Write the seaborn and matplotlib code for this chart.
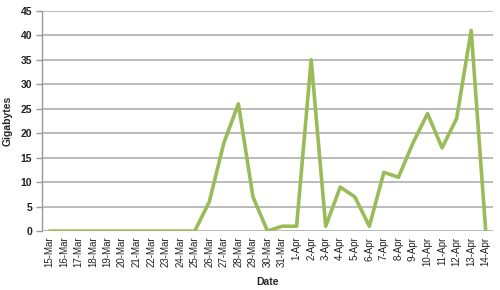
import matplotlib
matplotlib.use("Agg")
import matplotlib.pyplot as plt
import seaborn as sns
import pandas as pd

dates = ["15-Mar", "16-Mar", "17-Mar", "18-Mar", "19-Mar", "20-Mar", "21-Mar", "22-Mar",
         "23-Mar", "24-Mar", "25-Mar", "26-Mar", "27-Mar", "28-Mar", "29-Mar", "30-Mar",
         "31-Mar", "1-Apr", "2-Apr", "3-Apr", "4-Apr", "5-Apr", "6-Apr", "7-Apr", "8-Apr",
         "9-Apr", "10-Apr", "11-Apr", "12-Apr", "13-Apr", "14-Apr"]
gigabytes = [0, 0, 0, 0, 0, 0, 0, 0, 0, 0, 0, 6, 18, 26, 7, 0, 1, 1, 35, 1, 9, 7, 1,
             12, 11, 18, 24, 17, 23, 41, 0]
y_ticks = [0, 5, 10, 15, 20, 25, 30, 35, 40, 45]

df = pd.DataFrame({"Date": dates, "Gigabytes": gigabytes})
df["pos"] = range(len(dates))

sns.set_style("white")
plt.rcParams["font.family"] = ["Liberation Sans", "DejaVu Sans"]

fig = plt.figure(figsize=(5.0, 2.9), dpi=100)
ax = fig.add_axes([0.084, 0.203, 0.902, 0.76])

sns.lineplot(data=df, x="pos", y="Gigabytes", ax=ax, color="#9BBB59", linewidth=2.6)

ax.set_xlim(-0.5, len(dates) - 0.5)
ax.set_ylim(0, 45)
ax.set_yticks(y_ticks)
ax.set_yticklabels([str(t) for t in y_ticks], fontsize=7.5, fontweight="bold", color="#222222")
ax.set_xticks(range(len(dates)))
ax.set_xticklabels(dates, rotation=90, fontsize=7, color="#222222")
ax.yaxis.grid(True, color="#B5B5B5", linewidth=1.3)
ax.set_axisbelow(True)
for s in ["top", "right", "bottom"]:
    ax.spines[s].set_visible(False)
ax.spines["left"].set_color("#999999")
ax.spines["left"].set_linewidth(1.0)
ax.axhline(0, color="#999999", linewidth=1.0, zorder=0.5)
ax.tick_params(axis="y", length=4, color="#999999", width=1, pad=3, left=True)
ax.tick_params(axis="x", length=0, pad=4)
ax.set_ylabel("Gigabytes", fontsize=7.5, fontweight="bold", labelpad=6)
ax.set_xlabel("Date", fontsize=7.5, fontweight="bold", labelpad=7)

fig.savefig("out.png", dpi=100)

++++

Pictures stay out. Print the data exactly, from its first line through the line containing "import pandas as pd".

▶ In response
Write the seaborn and matplotlib code for this chart.
import matplotlib
matplotlib.use("Agg")
import matplotlib.pyplot as plt
import seaborn as sns
import pandas as pd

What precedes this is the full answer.